By David Morgan, Associate Editor
We all know how dominant Petty Enterprises was in its heyday, as the organization captured 250+ wins over the course of its lifespan with Richard Petty, Lee Petty, and a handful of others behind the wheel, but after Petty’s final win in 1984, trips to Victory Lane would become a much rarer sight.
Only three other times after that would a Petty Enterprises No. 43 car take the checkered flag and in April 1999, John Andretti would be the last driver to deliver a win for the historic organization.
Coming into the spring Martinsville race that year, neither Petty Enterprises nor Andretti had won a race since the 1997 season, with Andretti last winning at Daytona that summer in a Cale Yarborough owned car and Bobby Hamilton giving Petty their last win at Rockingham in October 1997.
The day prior, a Petty Enterprises entry in the Truck Series scored the win when Jimmy Hensley drove the No. 43 truck to the victory, setting up the chance at a weekend sweep.
Andretti, who was in his second season with team, started the day back in 21st and would stay around that position for the opening laps of the race, battling an ill-handling car. If things couldn’t get any worse, Andretti found himself going for a spin off the front bumper of Ward Burton’s car on lap 47, dropping him a lap down to the leaders early on.
When Burton spun 15 laps later, the caution flag flew and Andretti showed off his determination, as he took an unsuccessful detour over the inside curb and through the grass to try and beat the leaders back to the start/finish line and get his lap back.
Eventually, Andretti would get back on the lead lap, passing leader Jeff Gordon on lap 134 while running 26th, erasing his lap deficit to the leaders.
From there, Andretti was able to climb up to 11th on the leaderboard, avoiding the carnage that befell other drivers in the numerous caution flags that took place that day. The final caution flag would fall on lap 382 and that’s when pit strategy would come into play for the final push to the finish.
Andretti and crew chief Robbie Loomis elected to take two tires, while most of the other leaders took on four tires instead. The move allowed Andretti to climb up to fourth place, giving him a real shot at the win.
Earlier in the day, two tires hadn’t worked out so well for some other drivers and teams, but the same fate would not befall Andretti, who made his march toward the front with about 50 laps to go, passing Rusty Wallace for third and setting his sights on Jeff Gordon and Jeff Burton ahead.
With 13 laps remaining, Andretti caught Gordon and dispatched him within a couple of laps. Burton was next on Andretti’s list and he was able to catch up to him with eight laps to go, setting up a battle for the race lead and the win with the checkered flag in sight.
The two drivers would run side-by-side for four laps before Andretti finally got the advantage off of Turn 4 with three laps to go.
Having taken over the lead, it was all Andretti for the final laps of the race as he scored his second career Cup Series race and the 268th for Petty Enterprises.
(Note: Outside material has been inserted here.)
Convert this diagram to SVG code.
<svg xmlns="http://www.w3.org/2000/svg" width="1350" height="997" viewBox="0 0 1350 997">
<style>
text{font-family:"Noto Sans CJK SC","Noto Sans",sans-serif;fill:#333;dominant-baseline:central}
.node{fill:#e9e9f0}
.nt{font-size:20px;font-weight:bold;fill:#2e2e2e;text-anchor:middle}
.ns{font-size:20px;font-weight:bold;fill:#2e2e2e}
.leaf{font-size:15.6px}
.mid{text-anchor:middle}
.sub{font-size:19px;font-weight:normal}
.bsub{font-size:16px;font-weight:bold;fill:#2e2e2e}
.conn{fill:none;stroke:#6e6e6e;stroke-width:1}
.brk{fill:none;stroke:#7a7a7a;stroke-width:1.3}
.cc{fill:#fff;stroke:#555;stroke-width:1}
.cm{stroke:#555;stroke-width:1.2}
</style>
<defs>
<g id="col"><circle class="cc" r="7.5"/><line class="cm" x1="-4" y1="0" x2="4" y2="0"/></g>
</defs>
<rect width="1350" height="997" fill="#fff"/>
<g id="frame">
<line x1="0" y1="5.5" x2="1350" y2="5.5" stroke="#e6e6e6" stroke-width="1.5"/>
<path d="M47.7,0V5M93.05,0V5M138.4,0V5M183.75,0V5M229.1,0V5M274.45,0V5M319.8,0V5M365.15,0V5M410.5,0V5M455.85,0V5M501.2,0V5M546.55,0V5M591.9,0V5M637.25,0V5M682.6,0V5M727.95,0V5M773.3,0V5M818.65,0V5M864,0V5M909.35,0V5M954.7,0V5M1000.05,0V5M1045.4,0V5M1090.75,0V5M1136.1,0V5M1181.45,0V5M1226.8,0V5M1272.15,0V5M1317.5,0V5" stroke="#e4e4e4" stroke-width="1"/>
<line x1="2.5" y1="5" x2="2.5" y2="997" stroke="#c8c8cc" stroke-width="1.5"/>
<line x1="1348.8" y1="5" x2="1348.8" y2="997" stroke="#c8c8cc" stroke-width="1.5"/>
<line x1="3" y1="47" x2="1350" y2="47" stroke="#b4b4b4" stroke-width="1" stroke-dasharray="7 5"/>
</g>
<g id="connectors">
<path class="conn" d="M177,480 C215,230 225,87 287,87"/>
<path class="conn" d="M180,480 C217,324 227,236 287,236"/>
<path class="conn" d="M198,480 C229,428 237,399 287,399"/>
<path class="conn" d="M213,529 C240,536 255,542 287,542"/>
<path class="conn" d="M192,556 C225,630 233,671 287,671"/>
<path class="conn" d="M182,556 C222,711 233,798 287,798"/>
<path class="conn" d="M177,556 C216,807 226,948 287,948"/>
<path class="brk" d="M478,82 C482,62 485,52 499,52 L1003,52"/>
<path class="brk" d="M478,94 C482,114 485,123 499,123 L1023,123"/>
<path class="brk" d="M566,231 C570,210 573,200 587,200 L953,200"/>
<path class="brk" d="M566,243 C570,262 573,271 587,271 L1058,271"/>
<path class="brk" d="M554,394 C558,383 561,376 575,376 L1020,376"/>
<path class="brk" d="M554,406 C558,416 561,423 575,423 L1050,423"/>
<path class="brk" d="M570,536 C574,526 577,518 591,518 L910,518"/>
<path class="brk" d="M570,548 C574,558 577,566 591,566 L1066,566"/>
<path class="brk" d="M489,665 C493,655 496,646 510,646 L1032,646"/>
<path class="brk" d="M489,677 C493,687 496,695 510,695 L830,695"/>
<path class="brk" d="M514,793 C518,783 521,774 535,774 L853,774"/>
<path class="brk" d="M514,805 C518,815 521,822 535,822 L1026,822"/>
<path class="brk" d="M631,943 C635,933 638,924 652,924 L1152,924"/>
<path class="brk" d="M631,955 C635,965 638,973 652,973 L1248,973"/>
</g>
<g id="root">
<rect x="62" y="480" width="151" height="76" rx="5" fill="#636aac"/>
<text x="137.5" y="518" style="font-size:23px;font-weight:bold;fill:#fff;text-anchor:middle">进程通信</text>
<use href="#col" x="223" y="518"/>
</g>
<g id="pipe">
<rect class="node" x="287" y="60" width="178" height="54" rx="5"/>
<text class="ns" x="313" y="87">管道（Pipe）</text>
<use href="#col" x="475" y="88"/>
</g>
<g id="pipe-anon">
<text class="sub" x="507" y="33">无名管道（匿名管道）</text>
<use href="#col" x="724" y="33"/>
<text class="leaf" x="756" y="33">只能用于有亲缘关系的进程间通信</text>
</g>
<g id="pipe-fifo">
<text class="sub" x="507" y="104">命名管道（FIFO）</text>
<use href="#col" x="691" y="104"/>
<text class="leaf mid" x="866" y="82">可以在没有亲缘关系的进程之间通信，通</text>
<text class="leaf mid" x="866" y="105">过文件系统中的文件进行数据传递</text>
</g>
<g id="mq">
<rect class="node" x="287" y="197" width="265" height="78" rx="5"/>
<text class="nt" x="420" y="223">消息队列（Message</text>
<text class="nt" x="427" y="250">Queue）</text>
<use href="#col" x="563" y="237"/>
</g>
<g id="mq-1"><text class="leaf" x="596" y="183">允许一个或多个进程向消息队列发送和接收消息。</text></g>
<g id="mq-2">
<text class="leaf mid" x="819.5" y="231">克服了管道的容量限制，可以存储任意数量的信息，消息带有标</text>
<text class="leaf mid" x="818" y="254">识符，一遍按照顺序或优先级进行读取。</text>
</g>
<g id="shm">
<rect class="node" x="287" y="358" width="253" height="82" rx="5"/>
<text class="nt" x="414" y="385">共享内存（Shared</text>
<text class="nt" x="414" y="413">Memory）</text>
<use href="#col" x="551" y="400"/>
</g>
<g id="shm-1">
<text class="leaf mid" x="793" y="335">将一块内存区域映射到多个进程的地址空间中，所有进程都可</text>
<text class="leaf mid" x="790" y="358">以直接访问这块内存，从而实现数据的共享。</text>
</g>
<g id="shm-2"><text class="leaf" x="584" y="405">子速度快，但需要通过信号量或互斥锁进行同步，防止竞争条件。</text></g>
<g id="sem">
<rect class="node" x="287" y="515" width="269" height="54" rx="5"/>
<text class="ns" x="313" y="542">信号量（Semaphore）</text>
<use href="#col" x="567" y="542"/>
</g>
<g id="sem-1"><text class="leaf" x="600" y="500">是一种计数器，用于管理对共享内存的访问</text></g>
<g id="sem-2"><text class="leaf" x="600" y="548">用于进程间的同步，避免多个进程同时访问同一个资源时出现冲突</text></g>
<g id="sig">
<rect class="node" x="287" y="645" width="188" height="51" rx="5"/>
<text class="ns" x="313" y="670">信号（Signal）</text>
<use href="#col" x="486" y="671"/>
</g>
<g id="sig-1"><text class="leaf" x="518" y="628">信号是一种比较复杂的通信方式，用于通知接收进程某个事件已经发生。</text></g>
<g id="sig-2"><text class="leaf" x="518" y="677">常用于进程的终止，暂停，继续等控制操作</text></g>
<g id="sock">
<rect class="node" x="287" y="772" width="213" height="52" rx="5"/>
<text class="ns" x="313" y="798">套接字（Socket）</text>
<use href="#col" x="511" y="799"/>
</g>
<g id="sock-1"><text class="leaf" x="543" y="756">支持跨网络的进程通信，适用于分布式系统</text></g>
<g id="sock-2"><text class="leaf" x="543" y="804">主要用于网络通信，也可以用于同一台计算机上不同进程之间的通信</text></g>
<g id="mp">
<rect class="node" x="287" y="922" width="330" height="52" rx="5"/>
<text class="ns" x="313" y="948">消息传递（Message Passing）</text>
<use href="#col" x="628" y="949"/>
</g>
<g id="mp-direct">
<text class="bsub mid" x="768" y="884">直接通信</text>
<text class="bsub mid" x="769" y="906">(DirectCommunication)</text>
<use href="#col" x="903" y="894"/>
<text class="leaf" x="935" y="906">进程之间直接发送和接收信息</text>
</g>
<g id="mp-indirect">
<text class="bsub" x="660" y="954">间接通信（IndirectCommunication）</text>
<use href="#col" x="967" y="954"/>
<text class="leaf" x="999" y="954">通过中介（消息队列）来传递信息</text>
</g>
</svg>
Burton came home in second, with Gordon in third, Mike Skinner in fourth, and Mark Martin rounding out the top-five.
“The whole STP Pontiac team has done a great job,” Andretti said after the win. “The two tire call, I didn’t think we had anything left and then with about 20 to go, I thought my brakes were done, but I didn’t care. I would have rather won the race or tried to win the race than go out with brake failure…We’ve got a beat up race car, but she’ll work again.”
“It was a hard race for him,” team owner Richard Petty added. “He drove his fanny off all day long. The car stayed with him and he stayed right with the car…I told him he looked like Richard Petty driving that thing.”
After Andretti’s win, the Petty Enterprises name would never again visit Victory Lane, eventually closing in 2008 after being sold to George Gillett and merged with Evernham Motorsports, re-emerging under the Richard Petty Motorsports banner.
Petty and an investment group would buy the team back from Gillett in late 2010. Though there have been financial hardships along the way, RPM made it back to the winner’s circle with Aric Almirola in 2014 and now find themselves aligned with Richard Childress Racing, as Darrell Wallace, Jr. pilots the No. 43 Chevrolet in the Monster Energy NASCAR Cup Series.